Work instructions —
Scan the lines below for the string "this" and copy every one that has it.

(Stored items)
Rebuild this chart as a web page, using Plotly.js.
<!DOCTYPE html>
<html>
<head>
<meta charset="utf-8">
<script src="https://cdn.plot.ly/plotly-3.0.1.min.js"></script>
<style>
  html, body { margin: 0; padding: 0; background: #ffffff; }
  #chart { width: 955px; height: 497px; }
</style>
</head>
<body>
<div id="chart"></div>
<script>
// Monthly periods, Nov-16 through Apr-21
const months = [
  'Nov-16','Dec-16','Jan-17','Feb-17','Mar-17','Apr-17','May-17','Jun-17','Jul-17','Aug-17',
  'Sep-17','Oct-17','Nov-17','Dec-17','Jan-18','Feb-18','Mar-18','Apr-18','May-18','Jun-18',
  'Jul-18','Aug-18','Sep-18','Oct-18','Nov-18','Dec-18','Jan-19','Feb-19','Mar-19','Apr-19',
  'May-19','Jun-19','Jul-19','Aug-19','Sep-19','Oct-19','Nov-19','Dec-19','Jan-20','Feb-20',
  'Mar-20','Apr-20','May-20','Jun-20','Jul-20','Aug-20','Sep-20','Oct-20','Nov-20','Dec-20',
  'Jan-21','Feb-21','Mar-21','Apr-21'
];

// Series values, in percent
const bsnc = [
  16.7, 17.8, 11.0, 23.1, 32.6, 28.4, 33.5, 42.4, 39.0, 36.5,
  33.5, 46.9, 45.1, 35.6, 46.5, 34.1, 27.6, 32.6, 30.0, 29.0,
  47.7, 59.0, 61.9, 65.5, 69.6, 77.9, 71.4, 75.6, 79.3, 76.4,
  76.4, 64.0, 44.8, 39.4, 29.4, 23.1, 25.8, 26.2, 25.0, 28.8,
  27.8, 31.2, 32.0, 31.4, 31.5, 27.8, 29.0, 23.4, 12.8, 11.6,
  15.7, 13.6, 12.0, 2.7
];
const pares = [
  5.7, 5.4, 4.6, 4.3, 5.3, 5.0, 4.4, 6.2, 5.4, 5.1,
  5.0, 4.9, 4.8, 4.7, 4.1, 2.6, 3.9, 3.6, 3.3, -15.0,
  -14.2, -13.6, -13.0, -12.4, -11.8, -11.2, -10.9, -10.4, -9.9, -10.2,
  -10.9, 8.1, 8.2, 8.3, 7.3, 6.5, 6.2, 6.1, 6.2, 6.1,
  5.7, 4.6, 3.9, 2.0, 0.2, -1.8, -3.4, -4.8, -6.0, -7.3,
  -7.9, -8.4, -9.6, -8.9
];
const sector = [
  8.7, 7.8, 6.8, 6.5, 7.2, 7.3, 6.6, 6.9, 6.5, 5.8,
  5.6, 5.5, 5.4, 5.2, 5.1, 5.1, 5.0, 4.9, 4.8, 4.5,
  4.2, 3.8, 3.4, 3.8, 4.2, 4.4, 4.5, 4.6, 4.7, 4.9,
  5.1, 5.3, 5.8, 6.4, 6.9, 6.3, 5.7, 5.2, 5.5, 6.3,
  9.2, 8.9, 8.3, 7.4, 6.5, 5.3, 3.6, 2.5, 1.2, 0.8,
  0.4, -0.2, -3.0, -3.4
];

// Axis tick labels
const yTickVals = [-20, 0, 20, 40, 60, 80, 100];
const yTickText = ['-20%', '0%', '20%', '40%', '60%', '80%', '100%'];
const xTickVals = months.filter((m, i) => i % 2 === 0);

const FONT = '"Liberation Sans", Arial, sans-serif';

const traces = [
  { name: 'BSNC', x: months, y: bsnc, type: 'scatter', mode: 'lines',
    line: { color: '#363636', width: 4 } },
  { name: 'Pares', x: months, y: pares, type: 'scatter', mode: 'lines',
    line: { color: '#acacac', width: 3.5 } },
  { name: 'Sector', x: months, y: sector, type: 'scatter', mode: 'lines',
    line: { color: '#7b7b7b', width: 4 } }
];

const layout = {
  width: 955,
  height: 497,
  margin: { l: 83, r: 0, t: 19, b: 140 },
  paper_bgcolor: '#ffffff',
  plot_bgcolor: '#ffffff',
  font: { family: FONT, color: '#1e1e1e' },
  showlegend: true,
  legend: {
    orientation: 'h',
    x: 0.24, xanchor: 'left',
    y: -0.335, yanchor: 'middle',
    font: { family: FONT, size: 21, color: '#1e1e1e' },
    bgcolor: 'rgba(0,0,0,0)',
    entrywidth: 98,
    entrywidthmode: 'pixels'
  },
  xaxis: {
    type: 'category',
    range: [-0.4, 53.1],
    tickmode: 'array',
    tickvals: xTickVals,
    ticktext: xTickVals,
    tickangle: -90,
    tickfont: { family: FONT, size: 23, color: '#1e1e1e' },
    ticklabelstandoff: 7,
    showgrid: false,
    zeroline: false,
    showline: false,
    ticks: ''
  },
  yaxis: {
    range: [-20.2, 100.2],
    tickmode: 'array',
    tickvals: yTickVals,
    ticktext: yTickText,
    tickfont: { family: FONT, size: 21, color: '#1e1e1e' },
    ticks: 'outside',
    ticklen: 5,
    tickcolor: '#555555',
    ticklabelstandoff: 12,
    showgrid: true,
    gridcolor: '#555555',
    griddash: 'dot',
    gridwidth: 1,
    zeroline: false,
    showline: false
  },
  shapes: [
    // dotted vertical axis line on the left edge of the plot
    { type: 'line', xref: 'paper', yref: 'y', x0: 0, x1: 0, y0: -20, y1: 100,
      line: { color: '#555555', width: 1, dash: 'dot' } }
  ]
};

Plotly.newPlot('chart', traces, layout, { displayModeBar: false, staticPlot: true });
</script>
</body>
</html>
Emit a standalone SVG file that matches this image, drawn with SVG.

Correct result —
Rebuild this chart as a web page, using Plotly.js.
Emit a standalone SVG file that matches this image, drawn with SVG.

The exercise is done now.